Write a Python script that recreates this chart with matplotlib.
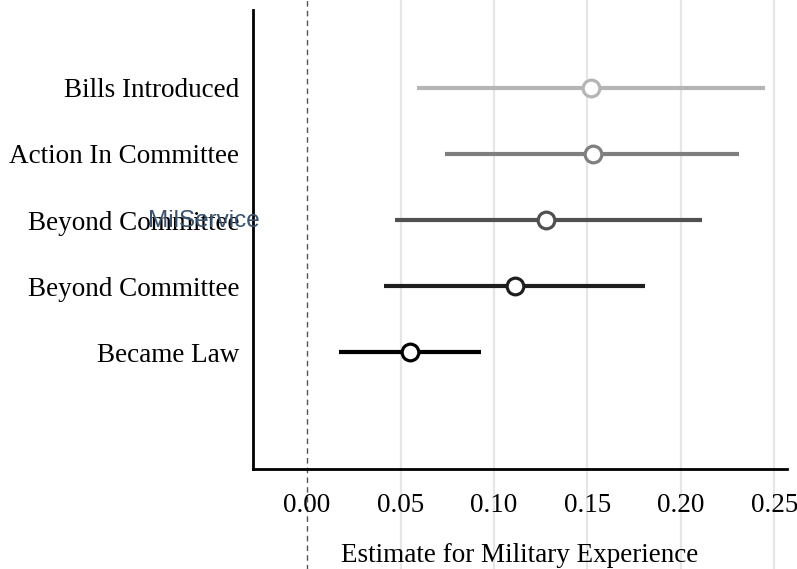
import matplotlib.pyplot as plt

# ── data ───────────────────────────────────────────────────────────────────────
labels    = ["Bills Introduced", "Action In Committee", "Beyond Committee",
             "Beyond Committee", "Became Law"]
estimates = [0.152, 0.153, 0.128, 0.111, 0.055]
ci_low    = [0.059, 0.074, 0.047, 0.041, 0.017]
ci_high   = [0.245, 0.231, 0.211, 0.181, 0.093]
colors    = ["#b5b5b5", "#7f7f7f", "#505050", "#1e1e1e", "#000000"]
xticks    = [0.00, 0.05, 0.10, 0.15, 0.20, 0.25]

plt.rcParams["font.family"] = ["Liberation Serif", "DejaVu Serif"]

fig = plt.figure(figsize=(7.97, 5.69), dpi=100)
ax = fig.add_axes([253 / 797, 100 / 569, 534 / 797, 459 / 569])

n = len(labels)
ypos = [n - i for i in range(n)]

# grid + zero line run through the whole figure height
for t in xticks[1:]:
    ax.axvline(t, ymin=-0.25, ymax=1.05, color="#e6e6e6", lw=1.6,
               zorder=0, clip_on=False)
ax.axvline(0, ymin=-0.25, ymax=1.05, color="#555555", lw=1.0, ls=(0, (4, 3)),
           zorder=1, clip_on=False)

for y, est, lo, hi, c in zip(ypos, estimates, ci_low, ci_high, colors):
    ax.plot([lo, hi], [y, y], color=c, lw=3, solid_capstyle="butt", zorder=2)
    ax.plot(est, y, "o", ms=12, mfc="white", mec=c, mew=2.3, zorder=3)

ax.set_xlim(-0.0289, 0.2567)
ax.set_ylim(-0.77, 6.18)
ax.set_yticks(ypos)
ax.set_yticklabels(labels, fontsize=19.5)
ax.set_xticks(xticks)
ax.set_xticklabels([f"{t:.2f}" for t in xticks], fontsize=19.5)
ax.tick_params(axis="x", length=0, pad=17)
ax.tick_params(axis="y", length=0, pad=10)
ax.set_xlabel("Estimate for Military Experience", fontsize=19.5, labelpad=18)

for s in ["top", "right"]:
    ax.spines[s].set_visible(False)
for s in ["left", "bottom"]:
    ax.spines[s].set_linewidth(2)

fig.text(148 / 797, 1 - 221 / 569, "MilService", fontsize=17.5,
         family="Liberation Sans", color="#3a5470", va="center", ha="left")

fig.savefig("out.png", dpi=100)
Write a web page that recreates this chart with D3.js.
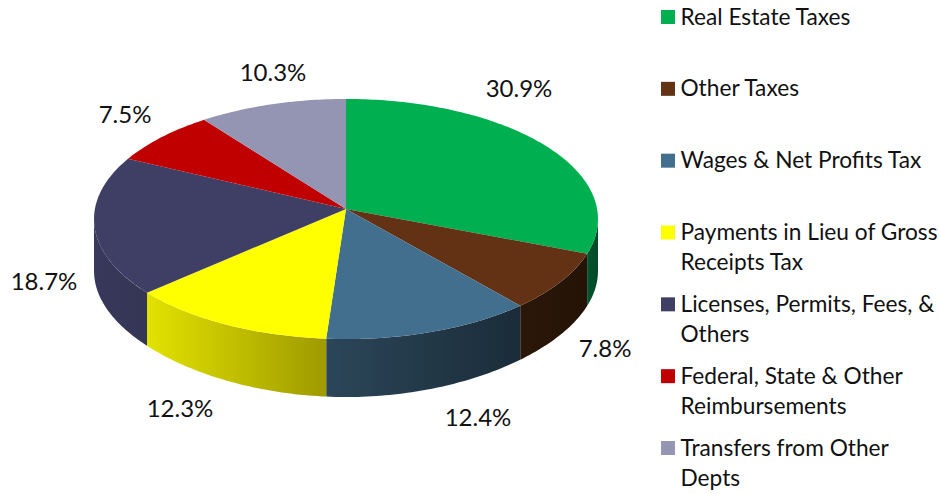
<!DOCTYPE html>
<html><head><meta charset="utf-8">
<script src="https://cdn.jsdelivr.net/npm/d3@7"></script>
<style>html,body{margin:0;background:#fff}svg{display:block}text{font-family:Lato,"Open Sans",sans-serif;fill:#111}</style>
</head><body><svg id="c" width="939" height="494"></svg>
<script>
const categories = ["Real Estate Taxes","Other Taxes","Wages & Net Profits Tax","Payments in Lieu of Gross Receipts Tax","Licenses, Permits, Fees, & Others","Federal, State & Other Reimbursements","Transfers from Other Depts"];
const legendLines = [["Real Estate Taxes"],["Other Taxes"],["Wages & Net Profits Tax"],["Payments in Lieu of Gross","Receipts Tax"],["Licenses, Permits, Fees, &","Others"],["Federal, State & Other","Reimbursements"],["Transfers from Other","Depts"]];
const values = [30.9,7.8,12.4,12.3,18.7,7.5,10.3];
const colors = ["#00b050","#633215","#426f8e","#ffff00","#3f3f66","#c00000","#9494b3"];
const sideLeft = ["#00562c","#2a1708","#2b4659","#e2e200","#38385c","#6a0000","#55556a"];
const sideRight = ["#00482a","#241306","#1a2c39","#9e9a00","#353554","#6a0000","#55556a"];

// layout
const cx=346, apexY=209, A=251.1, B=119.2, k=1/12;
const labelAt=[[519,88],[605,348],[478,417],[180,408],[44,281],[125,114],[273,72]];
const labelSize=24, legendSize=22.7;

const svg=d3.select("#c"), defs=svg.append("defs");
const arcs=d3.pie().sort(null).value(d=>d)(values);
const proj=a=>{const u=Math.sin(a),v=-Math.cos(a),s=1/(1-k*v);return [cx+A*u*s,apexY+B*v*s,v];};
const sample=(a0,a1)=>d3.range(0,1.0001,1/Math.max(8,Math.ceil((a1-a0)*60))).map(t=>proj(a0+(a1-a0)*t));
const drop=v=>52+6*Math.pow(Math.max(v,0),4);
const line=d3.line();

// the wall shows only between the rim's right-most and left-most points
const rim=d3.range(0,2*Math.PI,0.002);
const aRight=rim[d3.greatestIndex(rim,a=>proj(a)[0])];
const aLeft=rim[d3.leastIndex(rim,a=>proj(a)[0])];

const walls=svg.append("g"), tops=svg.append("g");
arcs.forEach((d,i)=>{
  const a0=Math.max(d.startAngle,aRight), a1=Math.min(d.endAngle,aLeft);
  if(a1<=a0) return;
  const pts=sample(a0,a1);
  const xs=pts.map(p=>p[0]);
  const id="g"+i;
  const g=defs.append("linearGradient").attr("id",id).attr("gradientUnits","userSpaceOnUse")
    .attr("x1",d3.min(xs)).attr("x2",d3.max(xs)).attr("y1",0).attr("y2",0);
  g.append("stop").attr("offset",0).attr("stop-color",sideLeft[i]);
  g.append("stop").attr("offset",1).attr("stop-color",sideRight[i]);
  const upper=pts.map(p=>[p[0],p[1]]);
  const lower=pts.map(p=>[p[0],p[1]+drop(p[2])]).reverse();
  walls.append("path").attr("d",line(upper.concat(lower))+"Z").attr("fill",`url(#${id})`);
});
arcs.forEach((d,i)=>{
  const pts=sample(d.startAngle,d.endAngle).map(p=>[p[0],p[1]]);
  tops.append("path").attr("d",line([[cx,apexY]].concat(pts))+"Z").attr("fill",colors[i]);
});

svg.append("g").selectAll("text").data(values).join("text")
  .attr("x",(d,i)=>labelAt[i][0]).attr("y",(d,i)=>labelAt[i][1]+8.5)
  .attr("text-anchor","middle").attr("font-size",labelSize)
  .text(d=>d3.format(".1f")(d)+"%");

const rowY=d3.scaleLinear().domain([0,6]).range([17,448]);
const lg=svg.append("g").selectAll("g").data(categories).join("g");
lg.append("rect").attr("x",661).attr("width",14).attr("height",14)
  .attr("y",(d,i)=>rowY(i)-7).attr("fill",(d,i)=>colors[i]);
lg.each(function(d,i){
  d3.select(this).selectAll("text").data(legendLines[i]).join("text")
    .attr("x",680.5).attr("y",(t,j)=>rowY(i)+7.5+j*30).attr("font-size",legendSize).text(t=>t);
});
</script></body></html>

★ ★ ★ ★ ★

> **The problem**: Please take the lines from the beginning of the data above through the line holding "ypos = [n - i for i in range(n)]" and transcribe them exactly, without any pictures.

> **Finished exercise**:
Write a Python script that recreates this chart with matplotlib.
import matplotlib.pyplot as plt

# ── data ───────────────────────────────────────────────────────────────────────
labels    = ["Bills Introduced", "Action In Committee", "Beyond Committee",
             "Beyond Committee", "Became Law"]
estimates = [0.152, 0.153, 0.128, 0.111, 0.055]
ci_low    = [0.059, 0.074, 0.047, 0.041, 0.017]
ci_high   = [0.245, 0.231, 0.211, 0.181, 0.093]
colors    = ["#b5b5b5", "#7f7f7f", "#505050", "#1e1e1e", "#000000"]
xticks    = [0.00, 0.05, 0.10, 0.15, 0.20, 0.25]

plt.rcParams["font.family"] = ["Liberation Serif", "DejaVu Serif"]

fig = plt.figure(figsize=(7.97, 5.69), dpi=100)
ax = fig.add_axes([253 / 797, 100 / 569, 534 / 797, 459 / 569])

n = len(labels)
ypos = [n - i for i in range(n)]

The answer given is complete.